*Written request*:
Everything from the first line down to the line containing "(trans) [hub, minimum" is to be retyped exactly, both ends included, with pictures left out.

*Code that draws figures*:
* begin *

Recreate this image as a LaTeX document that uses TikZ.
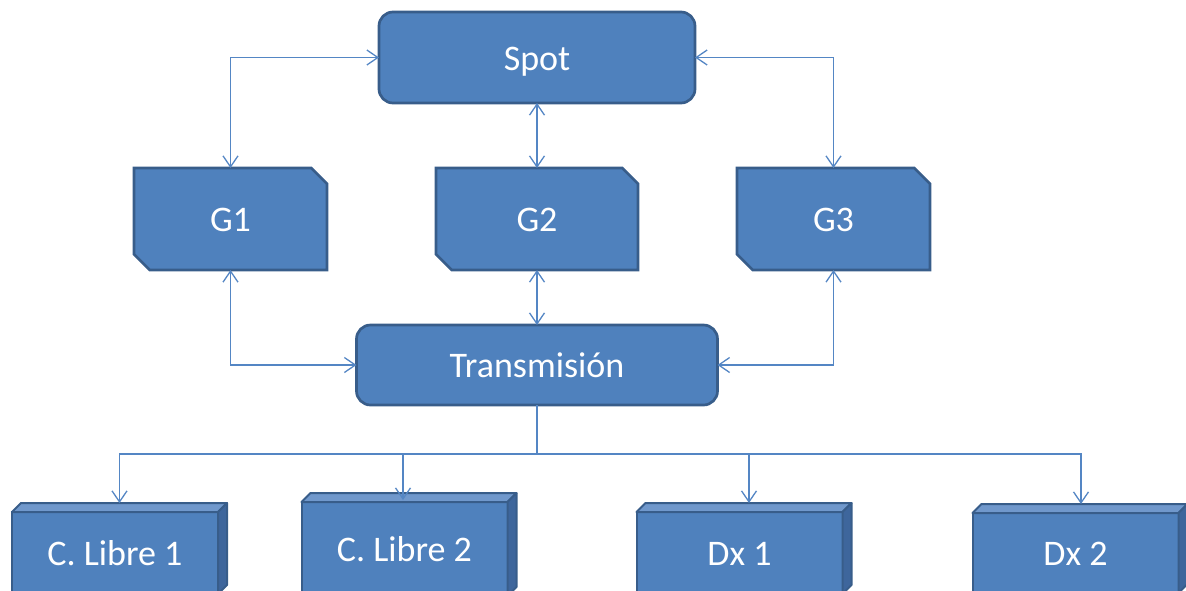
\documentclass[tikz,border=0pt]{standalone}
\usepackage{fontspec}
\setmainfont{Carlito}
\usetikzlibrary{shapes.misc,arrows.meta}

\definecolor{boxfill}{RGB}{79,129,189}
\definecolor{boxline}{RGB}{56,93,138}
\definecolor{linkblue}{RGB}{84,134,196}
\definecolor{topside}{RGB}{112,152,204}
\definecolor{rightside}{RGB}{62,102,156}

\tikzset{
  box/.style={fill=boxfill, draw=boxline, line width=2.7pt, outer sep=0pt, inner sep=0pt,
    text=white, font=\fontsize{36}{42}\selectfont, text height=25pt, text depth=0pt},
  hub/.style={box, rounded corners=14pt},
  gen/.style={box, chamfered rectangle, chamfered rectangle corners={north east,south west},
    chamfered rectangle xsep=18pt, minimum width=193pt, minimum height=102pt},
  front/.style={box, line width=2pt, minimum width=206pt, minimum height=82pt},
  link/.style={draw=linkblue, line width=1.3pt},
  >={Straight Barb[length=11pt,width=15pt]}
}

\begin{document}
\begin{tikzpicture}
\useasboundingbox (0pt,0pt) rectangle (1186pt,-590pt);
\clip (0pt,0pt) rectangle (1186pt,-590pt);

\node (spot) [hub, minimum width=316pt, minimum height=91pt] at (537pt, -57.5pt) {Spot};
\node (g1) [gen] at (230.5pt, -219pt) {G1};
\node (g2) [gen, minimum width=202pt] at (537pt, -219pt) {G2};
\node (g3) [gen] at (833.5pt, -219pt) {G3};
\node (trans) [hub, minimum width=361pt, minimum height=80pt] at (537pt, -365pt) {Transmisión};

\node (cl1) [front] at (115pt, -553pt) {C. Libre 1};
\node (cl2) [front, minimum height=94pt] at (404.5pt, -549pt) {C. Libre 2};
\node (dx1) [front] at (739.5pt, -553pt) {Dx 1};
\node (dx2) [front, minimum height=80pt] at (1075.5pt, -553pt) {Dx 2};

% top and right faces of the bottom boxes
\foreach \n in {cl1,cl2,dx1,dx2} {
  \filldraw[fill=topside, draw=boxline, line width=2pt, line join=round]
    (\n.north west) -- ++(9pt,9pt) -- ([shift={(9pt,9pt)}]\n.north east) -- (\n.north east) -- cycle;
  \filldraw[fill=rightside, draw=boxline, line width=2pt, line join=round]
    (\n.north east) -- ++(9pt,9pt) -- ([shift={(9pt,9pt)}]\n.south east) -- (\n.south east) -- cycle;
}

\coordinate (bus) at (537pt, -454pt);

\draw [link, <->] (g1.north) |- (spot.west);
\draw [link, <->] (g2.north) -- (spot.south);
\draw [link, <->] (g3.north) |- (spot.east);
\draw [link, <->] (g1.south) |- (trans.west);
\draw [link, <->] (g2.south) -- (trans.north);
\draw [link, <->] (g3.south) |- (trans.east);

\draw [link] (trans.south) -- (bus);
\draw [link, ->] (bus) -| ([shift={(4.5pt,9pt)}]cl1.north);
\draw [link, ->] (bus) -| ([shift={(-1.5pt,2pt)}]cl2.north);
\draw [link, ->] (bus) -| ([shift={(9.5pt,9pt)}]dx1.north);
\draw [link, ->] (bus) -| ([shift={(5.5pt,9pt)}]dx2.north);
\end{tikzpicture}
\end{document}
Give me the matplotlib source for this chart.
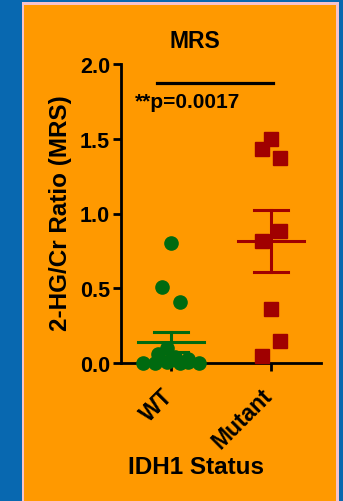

* end *

*Task output*:
Recreate this image as a LaTeX document that uses TikZ.
\documentclass[tikz,border=0pt]{standalone}
\usepackage{fontspec}
\setmainfont{Carlito}
\usetikzlibrary{shapes.misc,arrows.meta}

\definecolor{boxfill}{RGB}{79,129,189}
\definecolor{boxline}{RGB}{56,93,138}
\definecolor{linkblue}{RGB}{84,134,196}
\definecolor{topside}{RGB}{112,152,204}
\definecolor{rightside}{RGB}{62,102,156}

\tikzset{
  box/.style={fill=boxfill, draw=boxline, line width=2.7pt, outer sep=0pt, inner sep=0pt,
    text=white, font=\fontsize{36}{42}\selectfont, text height=25pt, text depth=0pt},
  hub/.style={box, rounded corners=14pt},
  gen/.style={box, chamfered rectangle, chamfered rectangle corners={north east,south west},
    chamfered rectangle xsep=18pt, minimum width=193pt, minimum height=102pt},
  front/.style={box, line width=2pt, minimum width=206pt, minimum height=82pt},
  link/.style={draw=linkblue, line width=1.3pt},
  >={Straight Barb[length=11pt,width=15pt]}
}

\begin{document}
\begin{tikzpicture}
\useasboundingbox (0pt,0pt) rectangle (1186pt,-590pt);
\clip (0pt,0pt) rectangle (1186pt,-590pt);

\node (spot) [hub, minimum width=316pt, minimum height=91pt] at (537pt, -57.5pt) {Spot};
\node (g1) [gen] at (230.5pt, -219pt) {G1};
\node (g2) [gen, minimum width=202pt] at (537pt, -219pt) {G2};
\node (g3) [gen] at (833.5pt, -219pt) {G3};
\node (trans) [hub, minimum width=361pt, minimum height=80pt] at (537pt, -365pt) {Transmisión};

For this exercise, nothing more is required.